Much was learned and confirmed by the year long project. I asked Mike Benedetti what he really hoped would come out of the 12 month effort.

"I wish the City Council understood how easy it is to archive these meetings. They should say to Channel 12: why aren't you doing this already?"

If not, then maybe the City Manager or City Council can find a little bit of funding and we just might be willing to continue to pick-up this city service for another year.

Thanks to Mike and Indymedia for making this worthwhile

"I wish the City Council understood how easy it is to archive these meetings. They should say to Channel 12: why aren't you doing this already?"
The city manager could have improved the allocation amount for funding WCCA TV so it could continue to facilitate the citizen's access process with Indymedia and others, rather than to cut funding. Members of teh council had requested that he would. It is unfortunate that the city channel 12 with it's budget exceeding over $200,000 each year for the past few years failed to do it. Truthfully this could have been done much earlier and without expense to WCCA or without reallocating franchise funds to diminish WCCA's capacity.
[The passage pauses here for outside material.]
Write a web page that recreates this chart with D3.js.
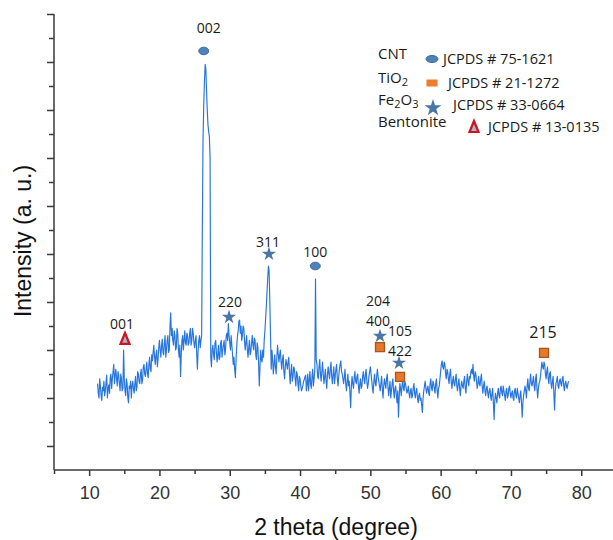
<!DOCTYPE html>
<html>
<head>
<meta charset="utf-8">
<script src="https://cdn.jsdelivr.net/npm/d3@7"></script>
<style>
body { margin: 0; background: #fff; }
</style>
</head>
<body>
<svg id="xrd" width="613" height="540"></svg>
<script>
// XRD scan, 2theta from scanStart with a fixed step (one row per degree)
var scanStart = 11.2;
var scanStep = 0.1;
var intensity = [
	360, 320, 300, 380, 350, 310, 290, 345, 330,
	370, 310, 330, 365, 395, 300, 340, 355, 320, 385,
	400, 340, 380, 410, 440, 360, 395, 420, 380, 350,
	410, 395, 360, 330, 400, 380, 330, 340, 500, 380,
	330, 310, 380, 360, 300, 280, 350, 340, 370, 300,
	350, 370, 340, 320, 360, 390, 330, 345, 410, 400,
	370, 360, 400, 420, 360, 375, 430, 440, 400, 390,
	420, 450, 400, 385, 440, 470, 420, 410, 480, 455,
	490, 520, 470, 440, 480, 500, 430, 460, 510, 540,
	500, 470, 520, 545, 490, 480, 530, 560, 470, 500,
	540, 560, 490, 500, 600, 655, 560, 590, 540, 520,
	580, 560, 500, 510, 590, 570, 500, 470, 520, 390,
	480, 540, 560, 500, 540, 580, 530, 520, 570, 560,
	520, 530, 570, 590, 520, 540, 590, 570, 530, 510,
	540, 560, 480, 420, 500, 540, 560, 510, 540, 560,
	1000, 1380, 1520, 1620, 1690, 1670, 1580, 1500, 1440, 1410,
	1390, 1300, 470, 430, 500, 520, 480, 460, 530, 540,
	490, 450, 480, 520, 460, 470, 530, 540, 470, 500,
	520, 540, 480, 500, 560, 570, 540, 610, 560, 530,
	500, 560, 520, 480, 440, 470, 420, 385, 460, 520,
	560, 580, 620, 625, 570, 600, 540, 560, 600, 590,
	540, 500, 530, 560, 500, 470, 510, 540, 480, 490,
	530, 560, 520, 500, 550, 540, 480, 460, 530, 510,
	450, 350, 430, 500, 460, 450, 500, 470, 540, 580,
	630, 680, 740, 800, 850, 830, 700, 560, 420, 500,
	460, 400, 440, 480, 430, 400, 470, 520, 480, 450,
	480, 500, 450, 420, 460, 480, 410, 380, 430, 460,
	440, 420, 450, 470, 400, 360, 410, 440, 370, 390,
	430, 420, 380, 350, 410, 400, 360, 330, 390, 380,
	350, 330, 340, 352, 368, 377, 389, 395, 330, 360,
	400, 330, 370, 410, 360, 340, 390, 420, 350, 380,
	420, 796, 460, 440, 390, 380, 430, 460, 400, 370,
	410, 450, 400, 360, 390, 420, 370, 340, 400, 430,
	400, 380, 420, 450, 390, 360, 400, 430, 360, 390,
	420, 440, 380, 350, 390, 420, 440, 455, 410, 400,
	380, 360, 390, 420, 360, 330, 370, 400, 350, 370,
	320, 260, 350, 390, 360, 340, 380, 410, 370, 360,
	390, 400, 350, 320, 360, 380, 340, 350, 390, 410,
	380, 360, 400, 420, 370, 340, 360, 390, 410, 430,
	400, 370, 340, 320, 370, 400, 360, 350, 390, 420,
	390, 370, 350, 330, 360, 390, 340, 300, 350, 380,
	360, 340, 380, 400, 350, 310, 340, 370, 300, 330,
	360, 380, 330, 300, 340, 350, 310, 280, 330, 220,
	300, 360, 340, 310, 350, 380, 340, 330, 370, 360,
	340, 320, 330, 350, 320, 300, 330, 340, 300, 310,
	340, 360, 320, 300, 330, 340, 300, 280, 310, 320,
	290, 300, 270, 240, 300, 330, 350, 370, 340, 320,
	340, 350, 320, 310, 360, 380, 340, 330, 370, 360,
	340, 320, 360, 380, 330, 300, 340, 350, 380, 410,
	440, 455, 430, 420, 450, 440, 400, 380, 420, 410,
	380, 360, 400, 420, 370, 340, 370, 390, 360, 350,
	380, 400, 350, 330, 360, 380, 340, 310, 350, 370,
	350, 340, 370, 390, 340, 320, 370, 400, 370, 350,
	390, 380, 410, 420, 400, 440, 390, 370, 410, 400,
	370, 340, 360, 390, 360, 350, 380, 400, 350, 320,
	350, 370, 330, 310, 340, 350, 320, 300, 330, 340,
	310, 290, 320, 340, 280, 210, 290, 320, 300, 280,
	320, 340, 310, 300, 340, 350, 320, 310, 350, 330,
	310, 290, 330, 340, 300, 310, 340, 350, 320, 300,
	320, 330, 300, 290, 330, 340, 310, 300, 340, 320,
	300, 280, 310, 330, 280, 220, 280, 310, 330, 350,
	330, 300, 350, 380, 340, 330, 370, 400, 360, 350,
	370, 390, 350, 330, 380, 400, 340, 300, 340, 360,
	370, 390, 420, 450, 430, 420, 450, 440, 400, 380,
	410, 430, 380, 360, 400, 410, 360, 340, 370, 390,
	320, 250, 330, 360, 370, 390, 350, 340, 370, 380,
	360, 350, 380, 390, 350, 330, 360, 370, 350, 340,
	360, 370
];

var xTickValues = [10, 20, 30, 40, 50, 60, 70, 80];

// legend
var phaseKeys = ['cnt', 'tio2', 'fe2o3', 'bent'];
var phaseNames = [['CNT'], ['TiO', '2'], ['Fe', '2', 'O', '3'], ['Bentonite']];
var jcpdsCards = ['JCPDS # 75-1621', 'JCPDS # 21-1272', 'JCPDS # 33-0664', 'JCPDS # 13-0135'];

// indexed reflections: hkl, phase, 2theta, marker height
var peakHkl = ['002', '001', '220', '311', '100', '204', '400', '105', '422', '215'];
var peakPhase = ['cnt', 'bent', 'fe2o3', 'fe2o3', 'cnt', 'fe2o3', 'tio2', 'fe2o3', 'tio2', 'tio2'];
var peakAngle = [26.3, 15.1, 29.9, 35.58, 42.17, 51.37, 51.37, 54.08, 54.22, 74.7];
var peakLevel = [1746, 546, 637, 900, 850, 558, 512, 446, 388, 488];

// label offsets from the marker, in pixels
var labelNudge = {
	'002': [5, -23], '001': [-3, -15], '220': [1, -15], '311': [-1, -12],
	'100': [0, -14], '204': [-2, -35], '400': [-2, -26], '105': [1, -32],
	'422': [0, -26], '215': [-1, -20]
};

var svg = d3.select('#xrd');
var axisColor = '#3a3a3a';

var x = d3.scaleLinear().domain([5, 85]).range([54, 616.4]);
var y = d3.scaleLinear().domain([0, 1900]).range([470, 14]);

var scan = intensity.map(function(v, i) {
	return {t: +(scanStart + i * scanStep).toFixed(2), v: v};
});

// pattern
var line = d3.line()
	.x(d => x(d.t))
	.y(d => y(d.v));

svg.append('path')
	.datum(scan)
	.attr('d', line)
	.attr('fill', 'none')
	.attr('stroke', '#2574e0')
	.attr('stroke-width', 1.15)
	.attr('stroke-linejoin', 'round');

// x axis: major ticks every 10, minor every 5
var xAxis = svg.append('g')
	.attr('transform', 'translate(0,470)')
	.call(d3.axisBottom(x)
		.tickValues(xTickValues)
		.tickSize(6)
		.tickFormat(d3.format('d')));

svg.append('g')
	.attr('transform', 'translate(0,470)')
	.call(d3.axisBottom(x)
		.tickValues(d3.range(5, 85, 10))
		.tickSize(4)
		.tickFormat(''))
	.select('.domain').remove();

xAxis.select('.domain')
	.attr('d', 'M54,0H613');

// y axis, no labels: long ticks on odd hundreds, short on even
var yAxisMajor = svg.append('g')
	.attr('transform', 'translate(54,0)')
	.call(d3.axisLeft(y)
		.tickValues(d3.range(100, 2000, 200))
		.tickSize(7)
		.tickFormat(''));

svg.append('g')
	.attr('transform', 'translate(54,0)')
	.call(d3.axisLeft(y)
		.tickValues(d3.range(200, 1900, 200))
		.tickSize(5)
		.tickFormat(''))
	.select('.domain').remove();

yAxisMajor.select('.domain')
	.attr('d', 'M0,' + y(1900) + 'V470');

svg.selectAll('.domain, .tick line')
	.attr('stroke', axisColor)
	.attr('stroke-width', 1.5);

xAxis.selectAll('.tick text')
	.attr('font-family', 'Liberation Sans, Arial, sans-serif')
	.attr('font-size', 18)
	.attr('fill', '#333')
	.attr('dy', '1.1em');

// axis titles
svg.append('text')
	.attr('x', 336)
	.attr('y', 535)
	.attr('text-anchor', 'middle')
	.attr('font-family', 'Liberation Sans, Arial, sans-serif')
	.attr('font-size', 23)
	.attr('fill', '#111')
	.text('2 theta (degree)');

svg.append('text')
	.attr('transform', 'translate(31,241) rotate(-90)')
	.attr('text-anchor', 'middle')
	.attr('font-family', 'Liberation Sans, Arial, sans-serif')
	.attr('font-size', 23)
	.attr('fill', '#111')
	.text('Intensity (a. u.)');

// marker shapes per phase
var drawMarker = function(g, phase) {
	if (phase == 'cnt') {
		g.append('ellipse')
			.attr('rx', 5).attr('ry', 3.8)
			.attr('fill', '#4f81bd')
			.attr('stroke', '#3d6b9c')
			.attr('stroke-width', 1);
	} else if (phase == 'tio2') {
		g.append('rect')
			.attr('x', -4.5).attr('y', -4.5)
			.attr('width', 9).attr('height', 9)
			.attr('fill', '#e8782a')
			.attr('stroke', '#a9561c')
			.attr('stroke-width', 1.3);
	} else if (phase == 'fe2o3') {
		g.append('path')
			.attr('d', d3.symbol(d3.symbolStar, 62)())
			.attr('fill', '#4a76a5');
	} else {
		g.append('path')
			.attr('d', 'M0,-6L4.5,5H-4.5Z')
			.attr('fill', '#9fb6d6')
			.attr('stroke', '#d0121b')
			.attr('stroke-width', 2.2)
			.attr('stroke-linejoin', 'miter');
	}
};

var peaks = peakHkl.map((h, i) => ({hkl: h, phase: peakPhase[i], t: peakAngle[i], v: peakLevel[i]}));

peaks.forEach(function(p) {
	var g = svg.append('g')
		.attr('transform', 'translate(' + x(p.t) + ',' + y(p.v) + ')');
	drawMarker(g, p.phase);
	var nudge = labelNudge[p.hkl];
	g.append('text')
		.attr('x', nudge[0])
		.attr('y', nudge[1])
		.attr('dy', '0.35em')
		.attr('text-anchor', 'middle')
		.attr('font-family', 'Open Sans, sans-serif')
		.attr('font-size', p.hkl == '215' ? 16 : 14)
		.attr('fill', '#1a1a1a')
		.text(p.hkl);
});

// legend
var legendRowY = [59, 83, 105, 127];
var legendMarkX = [432, 432, 433, 474];
var legendCardX = [443, 448, 453, 488];

phaseKeys.forEach(function(k, i) {
	var name = svg.append('text')
		.attr('x', 378)
		.attr('y', legendRowY[i])
		.attr('dy', '0.35em')
		.attr('font-family', 'Open Sans, sans-serif')
		.attr('font-size', 15)
		.attr('fill', '#1a1a1a');
	phaseNames[i].forEach(function(part, j) {
		var sub = j % 2 == 1;
		name.append('tspan')
			.attr('font-size', sub ? 11 : 15)
			.attr('dy', sub ? 3 : (j > 0 ? -3 : 0))
			.text(part);
	});

	var g = svg.append('g')
		.attr('transform', 'translate(' + legendMarkX[i] + ',' + (legendRowY[i] + (k == 'fe2o3' ? 3 : 0)) + ')');
	if (k == 'tio2') {
		g.append('rect')
			.attr('x', -5.5).attr('y', -3.5)
			.attr('width', 11).attr('height', 7)
			.attr('fill', '#ee7d2e');
	} else {
		drawMarker(g, k);
	}
	if (k == 'cnt') g.select('ellipse').attr('rx', 6).attr('ry', 3.5);
	if (k == 'fe2o3') g.select('path').attr('d', d3.symbol(d3.symbolStar, 90)());

	svg.append('text')
		.attr('x', legendCardX[i])
		.attr('y', legendRowY[i])
		.attr('dy', '0.35em')
		.attr('font-family', 'Open Sans, sans-serif')
		.attr('font-size', 14.5)
		.attr('fill', '#1a1a1a')
		.text(jcpdsCards[i]);
});
</script>
</body>
</html>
WCCA welcomed partnership projects and continues to do so. It had prior sucess with the city as it had accomplished with Mayor Murray and the school department presenting GED and ESL programming on channel 13. It seems that why this one ( posting council meetings on line) did not fly was not obvious until the city manager announced his intention to reduce WCCA funds 8%. When the city finally moves forward to make these meetings available it will be still be wrong to achieve that at the expense of the public access channel. As it will be unnecessary to do so as such. WCCA has archived these early City Council Meetings DVDs for posterity. The city should be aware that WCCA stands ready to help out when ever possible.